**STATED EXERCISE:** All of the listing below must be repeated word for word. Pictures are the only thing to omit.

--

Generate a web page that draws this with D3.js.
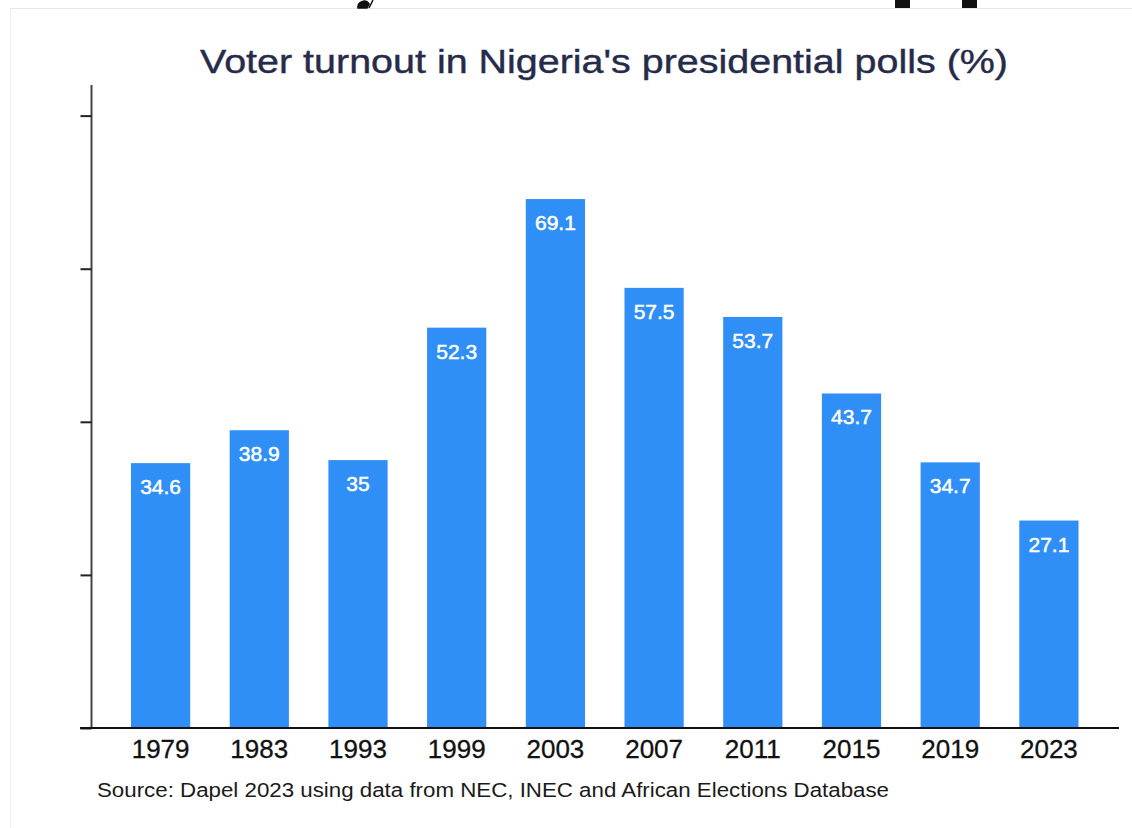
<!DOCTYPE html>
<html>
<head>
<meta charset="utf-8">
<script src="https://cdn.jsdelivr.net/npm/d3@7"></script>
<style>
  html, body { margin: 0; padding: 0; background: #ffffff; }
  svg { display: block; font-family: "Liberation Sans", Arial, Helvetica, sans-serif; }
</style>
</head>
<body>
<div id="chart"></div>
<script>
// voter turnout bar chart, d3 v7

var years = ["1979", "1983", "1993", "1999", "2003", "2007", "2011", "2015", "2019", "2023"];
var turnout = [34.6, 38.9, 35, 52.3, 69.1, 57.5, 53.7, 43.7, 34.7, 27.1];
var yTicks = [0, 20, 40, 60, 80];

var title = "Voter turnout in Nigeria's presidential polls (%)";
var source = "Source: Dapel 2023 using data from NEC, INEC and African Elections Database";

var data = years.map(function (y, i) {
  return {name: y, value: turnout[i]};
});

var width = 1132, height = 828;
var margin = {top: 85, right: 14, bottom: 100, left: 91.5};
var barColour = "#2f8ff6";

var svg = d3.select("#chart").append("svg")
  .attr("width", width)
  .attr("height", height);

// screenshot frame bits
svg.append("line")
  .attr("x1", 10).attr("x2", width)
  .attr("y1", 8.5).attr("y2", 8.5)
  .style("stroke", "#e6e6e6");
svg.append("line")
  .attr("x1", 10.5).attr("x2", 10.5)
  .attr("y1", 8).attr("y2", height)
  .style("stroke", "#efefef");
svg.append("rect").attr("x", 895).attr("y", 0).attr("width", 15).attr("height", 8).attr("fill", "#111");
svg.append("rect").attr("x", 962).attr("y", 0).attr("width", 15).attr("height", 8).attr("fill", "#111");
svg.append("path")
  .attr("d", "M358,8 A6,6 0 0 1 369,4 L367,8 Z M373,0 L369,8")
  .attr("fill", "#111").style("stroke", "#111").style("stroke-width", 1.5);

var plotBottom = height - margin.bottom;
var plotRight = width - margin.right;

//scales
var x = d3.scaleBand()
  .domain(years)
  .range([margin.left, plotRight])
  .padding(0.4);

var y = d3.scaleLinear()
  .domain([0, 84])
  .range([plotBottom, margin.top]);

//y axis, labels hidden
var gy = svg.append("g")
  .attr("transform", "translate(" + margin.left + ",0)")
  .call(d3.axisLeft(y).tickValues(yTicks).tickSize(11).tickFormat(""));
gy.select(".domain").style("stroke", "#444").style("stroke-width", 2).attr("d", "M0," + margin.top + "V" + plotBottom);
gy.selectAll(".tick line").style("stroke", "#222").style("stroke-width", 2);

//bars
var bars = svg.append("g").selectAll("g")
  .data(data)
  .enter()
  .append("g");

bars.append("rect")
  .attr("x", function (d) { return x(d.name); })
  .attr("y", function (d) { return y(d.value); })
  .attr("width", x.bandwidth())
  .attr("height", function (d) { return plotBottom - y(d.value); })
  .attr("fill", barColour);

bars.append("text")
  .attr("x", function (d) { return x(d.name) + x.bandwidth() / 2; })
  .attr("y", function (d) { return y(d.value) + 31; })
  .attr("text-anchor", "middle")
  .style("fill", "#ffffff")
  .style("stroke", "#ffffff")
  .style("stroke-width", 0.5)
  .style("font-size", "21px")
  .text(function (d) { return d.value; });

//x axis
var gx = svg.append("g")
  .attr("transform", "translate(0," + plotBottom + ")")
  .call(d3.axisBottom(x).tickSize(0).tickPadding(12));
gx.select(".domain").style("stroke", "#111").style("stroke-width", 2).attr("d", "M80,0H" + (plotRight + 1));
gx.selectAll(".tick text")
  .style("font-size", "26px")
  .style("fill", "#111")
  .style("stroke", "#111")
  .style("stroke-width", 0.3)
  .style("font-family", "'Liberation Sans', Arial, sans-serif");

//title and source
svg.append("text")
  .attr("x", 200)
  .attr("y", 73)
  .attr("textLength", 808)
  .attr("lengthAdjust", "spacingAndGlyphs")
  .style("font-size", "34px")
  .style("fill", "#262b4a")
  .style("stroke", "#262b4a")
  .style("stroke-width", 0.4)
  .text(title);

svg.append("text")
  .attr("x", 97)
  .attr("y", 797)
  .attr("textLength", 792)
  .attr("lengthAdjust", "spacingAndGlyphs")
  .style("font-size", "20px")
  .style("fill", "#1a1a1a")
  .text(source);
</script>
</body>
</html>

--

**FULL SOLUTION:**
Generate a web page that draws this with D3.js.
<!DOCTYPE html>
<html>
<head>
<meta charset="utf-8">
<script src="https://cdn.jsdelivr.net/npm/d3@7"></script>
<style>
  html, body { margin: 0; padding: 0; background: #ffffff; }
  svg { display: block; font-family: "Liberation Sans", Arial, Helvetica, sans-serif; }
</style>
</head>
<body>
<div id="chart"></div>
<script>
// voter turnout bar chart, d3 v7

var years = ["1979", "1983", "1993", "1999", "2003", "2007", "2011", "2015", "2019", "2023"];
var turnout = [34.6, 38.9, 35, 52.3, 69.1, 57.5, 53.7, 43.7, 34.7, 27.1];
var yTicks = [0, 20, 40, 60, 80];

var title = "Voter turnout in Nigeria's presidential polls (%)";
var source = "Source: Dapel 2023 using data from NEC, INEC and African Elections Database";

var data = years.map(function (y, i) {
  return {name: y, value: turnout[i]};
});

var width = 1132, height = 828;
var margin = {top: 85, right: 14, bottom: 100, left: 91.5};
var barColour = "#2f8ff6";

var svg = d3.select("#chart").append("svg")
  .attr("width", width)
  .attr("height", height);

// screenshot frame bits
svg.append("line")
  .attr("x1", 10).attr("x2", width)
  .attr("y1", 8.5).attr("y2", 8.5)
  .style("stroke", "#e6e6e6");
svg.append("line")
  .attr("x1", 10.5).attr("x2", 10.5)
  .attr("y1", 8).attr("y2", height)
  .style("stroke", "#efefef");
svg.append("rect").attr("x", 895).attr("y", 0).attr("width", 15).attr("height", 8).attr("fill", "#111");
svg.append("rect").attr("x", 962).attr("y", 0).attr("width", 15).attr("height", 8).attr("fill", "#111");
svg.append("path")
  .attr("d", "M358,8 A6,6 0 0 1 369,4 L367,8 Z M373,0 L369,8")
  .attr("fill", "#111").style("stroke", "#111").style("stroke-width", 1.5);

var plotBottom = height - margin.bottom;
var plotRight = width - margin.right;

//scales
var x = d3.scaleBand()
  .domain(years)
  .range([margin.left, plotRight])
  .padding(0.4);

var y = d3.scaleLinear()
  .domain([0, 84])
  .range([plotBottom, margin.top]);

//y axis, labels hidden
var gy = svg.append("g")
  .attr("transform", "translate(" + margin.left + ",0)")
  .call(d3.axisLeft(y).tickValues(yTicks).tickSize(11).tickFormat(""));
gy.select(".domain").style("stroke", "#444").style("stroke-width", 2).attr("d", "M0," + margin.top + "V" + plotBottom);
gy.selectAll(".tick line").style("stroke", "#222").style("stroke-width", 2);

//bars
var bars = svg.append("g").selectAll("g")
  .data(data)
  .enter()
  .append("g");

bars.append("rect")
  .attr("x", function (d) { return x(d.name); })
  .attr("y", function (d) { return y(d.value); })
  .attr("width", x.bandwidth())
  .attr("height", function (d) { return plotBottom - y(d.value); })
  .attr("fill", barColour);

bars.append("text")
  .attr("x", function (d) { return x(d.name) + x.bandwidth() / 2; })
  .attr("y", function (d) { return y(d.value) + 31; })
  .attr("text-anchor", "middle")
  .style("fill", "#ffffff")
  .style("stroke", "#ffffff")
  .style("stroke-width", 0.5)
  .style("font-size", "21px")
  .text(function (d) { return d.value; });

//x axis
var gx = svg.append("g")
  .attr("transform", "translate(0," + plotBottom + ")")
  .call(d3.axisBottom(x).tickSize(0).tickPadding(12));
gx.select(".domain").style("stroke", "#111").style("stroke-width", 2).attr("d", "M80,0H" + (plotRight + 1));
gx.selectAll(".tick text")
  .style("font-size", "26px")
  .style("fill", "#111")
  .style("stroke", "#111")
  .style("stroke-width", 0.3)
  .style("font-family", "'Liberation Sans', Arial, sans-serif");

//title and source
svg.append("text")
  .attr("x", 200)
  .attr("y", 73)
  .attr("textLength", 808)
  .attr("lengthAdjust", "spacingAndGlyphs")
  .style("font-size", "34px")
  .style("fill", "#262b4a")
  .style("stroke", "#262b4a")
  .style("stroke-width", 0.4)
  .text(title);

svg.append("text")
  .attr("x", 97)
  .attr("y", 797)
  .attr("textLength", 792)
  .attr("lengthAdjust", "spacingAndGlyphs")
  .style("font-size", "20px")
  .style("fill", "#1a1a1a")
  .text(source);
</script>
</body>
</html>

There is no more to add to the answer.